Recognizing patterns in time helps optimize workflows and health, showing time's universal importance.
Common Pitfalls
#1Entering dates as text causes formulas to fail.
Wrong approach:"6-15-2024" typed as text (with leading apostrophe or unrecognized format).
Correct approach:Enter date as 6/15/2024 or use DATE(2024,6,15) function.
Root cause:Misunderstanding that Excel needs dates in recognized formats to treat them as dates.
#2Subtracting dates but expecting a date result.
Wrong approach:=A1-B1 (expecting a date output).
Correct approach:Use =A1-B1 and format result as Number to get days difference.
Root cause:Confusing date arithmetic results with date values.
#3Ignoring weekends in duration calculations without special functions.
Wrong approach:=B1-A1 (counts all days including weekends).

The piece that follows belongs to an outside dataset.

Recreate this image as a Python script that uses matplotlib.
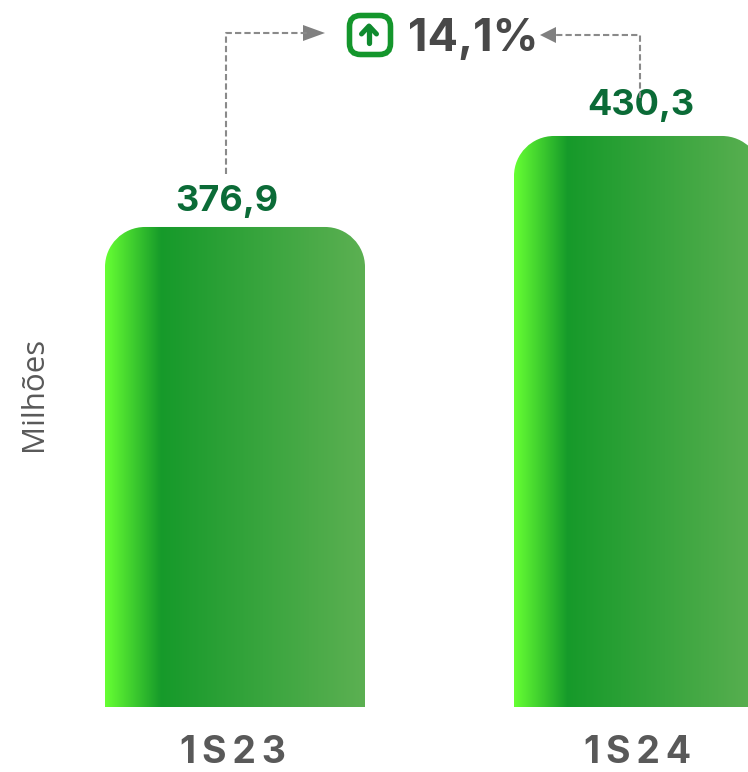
import numpy as np
import matplotlib
matplotlib.use("Agg")
import matplotlib.pyplot as plt
from matplotlib.path import Path
from matplotlib.patches import PathPatch, FancyBboxPatch
from matplotlib.colors import LinearSegmentedColormap

periods = ["1S23", "1S24"]
values = [376.9, 430.3]
value_labels = ["376,9", "430,3"]
change_label = "14,1%"
unit_label = "Milhões"

W, H = 748, 772
Y_BASE = 95.2
PX_PER_UNIT = 1.704
BASE_PX = 707
fig = plt.figure(figsize=(W / 100, H / 100), dpi=100)
ax = fig.add_axes([0, 0, 1, 1])
ax.set_xlim(-235 / 409, (W - 235) / 409)
ax.set_ylim(Y_BASE - (H - BASE_PX) / PX_PER_UNIT, Y_BASE + BASE_PX / PX_PER_UNIT)
ax.axis("off")

cmap = LinearSegmentedColormap.from_list("g", [(0, "#66ff33"), (0.215, "#169a2a"), (1, "#5cb052")])
grad = np.linspace(0, 1, 512)[None, :]
R = 40

overlay = fig.add_axes([0, 0, 1, 1], facecolor="none")
overlay.axis("off")

bar_w = 260 / 409
for i, v in enumerate(values):
    x0 = ax.transData.transform((i - bar_w / 2, 0))[0]
    x1 = ax.transData.transform((i + bar_w / 2, 0))[0]
    y0 = H - ax.transData.transform((0, Y_BASE))[1]
    y1 = H - ax.transData.transform((0, v))[1]
    if i == 1:
        x1 = 762
    k = 0.5523 * R
    verts = [(x0, y0), (x0, y1 + R), (x0, y1 + R - k), (x0 + R - k, y1), (x0 + R, y1),
             (x1 - R, y1), (x1 - R + k, y1), (x1, y1 + R - k), (x1, y1 + R), (x1, y0), (x0, y0)]
    codes = [Path.MOVETO, Path.LINETO, Path.CURVE4, Path.CURVE4, Path.CURVE4,
             Path.LINETO, Path.CURVE4, Path.CURVE4, Path.CURVE4, Path.LINETO, Path.CLOSEPOLY]
    patch = PathPatch(Path(verts, codes), fc="none", ec="none")
    overlay.add_patch(patch)
    im = overlay.imshow(grad, cmap=cmap, extent=(x0, x1, y0, y1), aspect="auto", zorder=1)
    im.set_clip_path(patch)
    overlay.text([227, 641][i], [201, 105][i], value_labels[i], color="#0b6b37", fontsize=26,
                 fontweight="bold", family="Inter", ha="center", va="center", zorder=3)
    overlay.text([233, 638][i], 753, "\u2009".join(periods[i]),
                 color="#595959", fontsize=27, fontweight="bold", family="Inter", ha="center", va="center")

overlay.set_xlim(0, W)
overlay.set_ylim(H, 0)

overlay.text(34, 394, unit_label, rotation=90, color="#595959", fontsize=22.5, family="Open Sans",
             ha="center", va="center")
overlay.text(473, 39, change_label, color="#484848", fontsize=32.5, fontweight="bold", family="Inter",
             ha="center", va="center")

dash = dict(color="#8a8a8a", lw=1.5, ls=(0, (3, 1.5)), zorder=4)
overlay.plot([226, 226, 308], [174, 33, 33], **dash)
overlay.plot([640, 640, 555], [98, 35, 35], **dash)
overlay.fill([303, 325, 303], [25, 33, 41], color="#808080", lw=0)
overlay.fill([556, 540, 556], [27, 35, 43], color="#808080", lw=0)

overlay.add_patch(FancyBboxPatch((349.5, 15.5), 41, 39, boxstyle="round,pad=0,rounding_size=11",
                                 fc="white", ec="#14962c", lw=4))
overlay.plot([361.5, 369, 376.5], [34, 26, 34], color="#0f8a2e", lw=3.6, solid_capstyle="round",
             solid_joinstyle="round")
overlay.plot([369, 369], [27, 43], color="#0f8a2e", lw=3.8, solid_capstyle="round")

fig.savefig("out.png", dpi=100)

Correct approach:=NETWORKDAYS(A1,B1) to count only business days.
Root cause:Assuming Excel automatically excludes weekends.
Key Takeaways
Excel stores dates as numbers, enabling easy math like adding days or finding differences.
Proper date formatting changes appearance without affecting calculations, keeping data clear and accurate.
Special functions like NETWORKDAYS help count only business days, matching real-world schedules.
Excel does not handle time zones, so be careful when sharing dates across regions.
Understanding date handling is essential for organizing, planning, and analyzing time-based business data.